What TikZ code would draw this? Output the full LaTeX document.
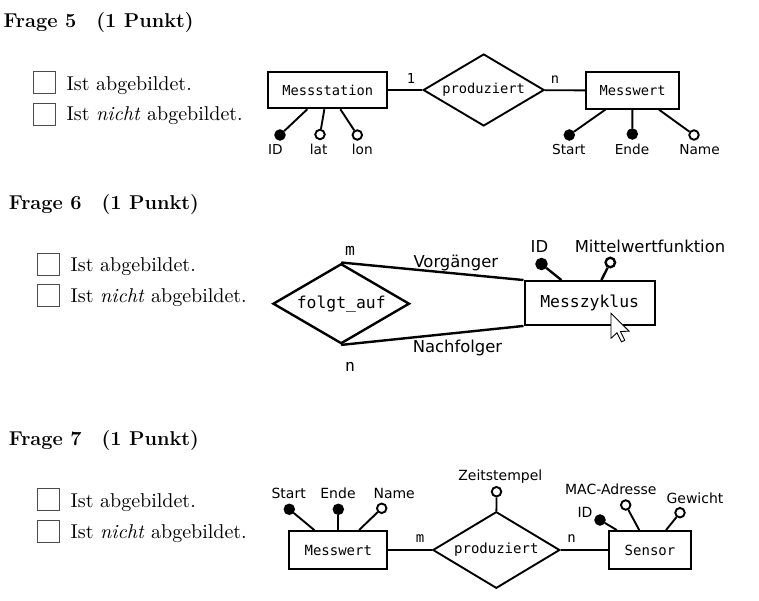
\documentclass[tikz,border=0pt]{standalone}
\usepackage{fontspec}
\usepackage{tikz}
\usetikzlibrary{shapes.geometric}
\newfontfamily\ersans{DejaVu Sans}
\newfontfamily\ermono{DejaVu Sans Mono}

\begin{document}
\begin{tikzpicture}[x=1pt,y=-1pt,
		ent/.style={draw,rectangle,inner sep=0pt,font=\ermono\fontsize{#1pt}{#1pt}\selectfont},
		rel/.style={draw,diamond,aspect=1.7,inner sep=0pt,font=\ermono\fontsize{#1pt}{#1pt}\selectfont},
		card/.style={anchor=base,inner sep=0pt,font=\ermono\fontsize{#1pt}{#1pt}\selectfont},
		lab/.style={anchor=base,inner sep=0pt,font=\ersans\fontsize{#1pt}{#1pt}\selectfont},
		key/.style={circle,draw,fill=black,minimum size=#1pt,inner sep=0pt},
		att/.style={circle,draw,fill=white,minimum size=#1pt,inner sep=0pt},
		tickbox/.style={draw=black!70,line width=0.9pt,minimum size=22pt,inner sep=0pt},
		head/.style={anchor=base west,inner sep=0pt,font=\fontsize{20pt}{24pt}\selectfont\bfseries},
		txt/.style={anchor=base west,inner sep=0pt,scale=2,font=\fontsize{10pt}{12pt}\selectfont}]
	\useasboundingbox (0,0) rectangle (759,601);

	\node[head] (h5) at (3.5,27.5) {Frage 5\quad(1 Punkt)};
	\node[tickbox] (c5a) at (44,82) {};
	\node[tickbox] (c5b) at (44,114.5) {};
	\node[txt] (t5a) at (66.3,90.7) {Ist abgebildet.};
	\node[txt] (t5b) at (66.3,120.7) {Ist \textit{nicht} abgebildet.};

	\begin{scope}[line width=1.9pt]
		\node[ent=13.7,minimum width=118.7pt,minimum height=36.6pt] (ms) at (327.7,90) {Messstation};
		\node[rel=13.7,minimum width=121pt,minimum height=72pt] (pr1) at (483.7,90) {produziert};
		\node[ent=13.7,minimum width=93pt,minimum height=36.3pt] (mw1) at (632.5,90.5) {Messwert};
		\draw (ms) -- (pr1);
		\draw (pr1) -- (mw1);
		\node[card=13.7] (c1) at (411,83.5) {1};
		\node[card=13.7] (c2) at (555,83.5) {n};
		\node[key=9.5] (msid) at (280,135) {};
		\node[att=9.5] (mslat) at (320,134.5) {};
		\node[att=9.5] (mslon) at (357.3,135) {};
		\node[key=9.5] (mwst) at (569.3,135) {};
		\node[key=9.5] (mwen) at (632.3,134) {};
		\node[att=9.5] (mwna) at (694,135) {};
		\draw (msid) -- (ms);
		\draw (mslat) -- (ms);
		\draw (mslon) -- (ms);
		\draw (mwst) -- (mw1);
		\draw (mwen) -- (mw1);
		\draw (mwna) -- (mw1);
		\node[lab=13.7] at (275.3,155) {ID};
		\node[lab=13.7] at (318.7,155) {lat};
		\node[lab=13.7] at (362.3,155) {lon};
		\node[lab=13.7] at (568.8,155) {Start};
		\node[lab=13.7] at (632,155) {Ende};
		\node[lab=13.7] at (699.5,155) {Name};
	\end{scope}

	\node[head] (h6) at (8.8,209.3) {Frage 6\quad(1 Punkt)};
	\node[tickbox] (c6a) at (48.3,264) {};
	\node[tickbox] (c6b) at (48.3,295.7) {};
	\node[txt] (t6a) at (70.3,271.7) {Ist abgebildet.};
	\node[txt] (t6b) at (70.3,302.7) {Ist \textit{nicht} abgebildet.};

	\begin{scope}[line width=2.4pt]
		\node[rel=16.4,minimum width=136.5pt,minimum height=80pt] (fa) at (341.2,303.7) {folgt\_auf};
		\node[ent=16.4,minimum width=130pt,minimum height=43.5pt] (mz) at (589.7,303) {Messzyklus};
		\draw (fa.north) -- (mz.north west);
		\draw (fa.south) -- (mz.south west);
		\node[card=16.4] (c3) at (350,255) {m};
		\node[card=16.4] (c4) at (350,371.7) {n};
		\node[lab=16.4] at (455.8,267.5) {Vorgänger};
		\node[lab=16.4] at (457.5,352.7) {Nachfolger};
		\node[key=10] (mzid) at (541.5,264) {};
		\node[att=9.5] (mzmw) at (610.3,262.5) {};
		\draw (mzid) -- (mz);
		\draw (mzmw) -- (mz);
		\node[lab=16.4] at (539.4,252.5) {ID};
		\node[lab=16.4] at (650,252.3) {Mittelwertfunktion};
	\end{scope}
	\draw[line width=0.9pt,fill=white,line join=miter,shift={(611,313.3)}]
		(0,0) -- (0,25) -- (6,19.5) -- (10.5,28.5) -- (13.8,27) -- (9.5,18.3) -- (18,17.8) -- cycle;

	\node[head] (h7) at (8.8,445) {Frage 7\quad(1 Punkt)};
	\node[tickbox] (c7a) at (48.3,499.5) {};
	\node[tickbox] (c7b) at (48.3,531.3) {};
	\node[txt] (t7a) at (70.3,507.3) {Ist abgebildet.};
	\node[txt] (t7b) at (70.3,538.3) {Ist \textit{nicht} abgebildet.};

	\begin{scope}[line width=1.9pt]
		\node[ent=14,minimum width=98pt,minimum height=38pt] (mw2) at (338.3,550) {Messwert};
		\node[rel=14,minimum width=127pt,minimum height=76.6pt] (pr2) at (496.3,550) {produziert};
		\node[ent=14,minimum width=81.4pt,minimum height=38pt] (se) at (650,550) {Sensor};
		\draw (mw2) -- (pr2);
		\draw (pr2) -- (se);
		\node[card=14] (c5) at (420,542.3) {m};
		\node[card=14] (c6) at (571.7,542.3) {n};
		\node[att=9.5] (zs) at (496.5,491.7) {};
		\draw (zs) -- (pr2);
		\node[key=9.5] (st2) at (289.3,509.3) {};
		\node[key=9.5] (en2) at (338.3,509.3) {};
		\node[att=9.5] (na2) at (381.7,508.3) {};
		\draw (st2) -- (mw2);
		\draw (en2) -- (mw2);
		\draw (na2) -- (mw2);
		\node[key=9.5] (seid) at (600,520) {};
		\node[att=9.5] (semac) at (625.7,505) {};
		\node[att=9.5] (segw) at (680,512.7) {};
		\draw (seid) -- (se);
		\draw (semac) -- (se);
		\draw (segw) -- (se);
		\node[lab=14] at (500.3,480.7) {Zeitstempel};
		\node[lab=14] at (288.7,498.3) {Start};
		\node[lab=14] at (338,498.3) {Ende};
		\node[lab=14] at (394.2,498.3) {Name};
		\node[lab=14] at (585,517.3) {ID};
		\node[lab=14] at (610.8,494) {MAC-Adresse};
		\node[lab=14] at (695,503.3) {Gewicht};
	\end{scope}
\end{tikzpicture}
\end{document}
-- -- --
> [Task to carry out]:
Give again, exactly, the lines from the start of the data through the one holding "(t5b) at (66.3,120.7)"; omit the pictures.

> [Answer below]:
What TikZ code would draw this? Output the full LaTeX document.
\documentclass[tikz,border=0pt]{standalone}
\usepackage{fontspec}
\usepackage{tikz}
\usetikzlibrary{shapes.geometric}
\newfontfamily\ersans{DejaVu Sans}
\newfontfamily\ermono{DejaVu Sans Mono}

\begin{document}
\begin{tikzpicture}[x=1pt,y=-1pt,
		ent/.style={draw,rectangle,inner sep=0pt,font=\ermono\fontsize{#1pt}{#1pt}\selectfont},
		rel/.style={draw,diamond,aspect=1.7,inner sep=0pt,font=\ermono\fontsize{#1pt}{#1pt}\selectfont},
		card/.style={anchor=base,inner sep=0pt,font=\ermono\fontsize{#1pt}{#1pt}\selectfont},
		lab/.style={anchor=base,inner sep=0pt,font=\ersans\fontsize{#1pt}{#1pt}\selectfont},
		key/.style={circle,draw,fill=black,minimum size=#1pt,inner sep=0pt},
		att/.style={circle,draw,fill=white,minimum size=#1pt,inner sep=0pt},
		tickbox/.style={draw=black!70,line width=0.9pt,minimum size=22pt,inner sep=0pt},
		head/.style={anchor=base west,inner sep=0pt,font=\fontsize{20pt}{24pt}\selectfont\bfseries},
		txt/.style={anchor=base west,inner sep=0pt,scale=2,font=\fontsize{10pt}{12pt}\selectfont}]
	\useasboundingbox (0,0) rectangle (759,601);

	\node[head] (h5) at (3.5,27.5) {Frage 5\quad(1 Punkt)};
	\node[tickbox] (c5a) at (44,82) {};
	\node[tickbox] (c5b) at (44,114.5) {};
	\node[txt] (t5a) at (66.3,90.7) {Ist abgebildet.};
	\node[txt] (t5b) at (66.3,120.7) {Ist \textit{nicht} abgebildet.};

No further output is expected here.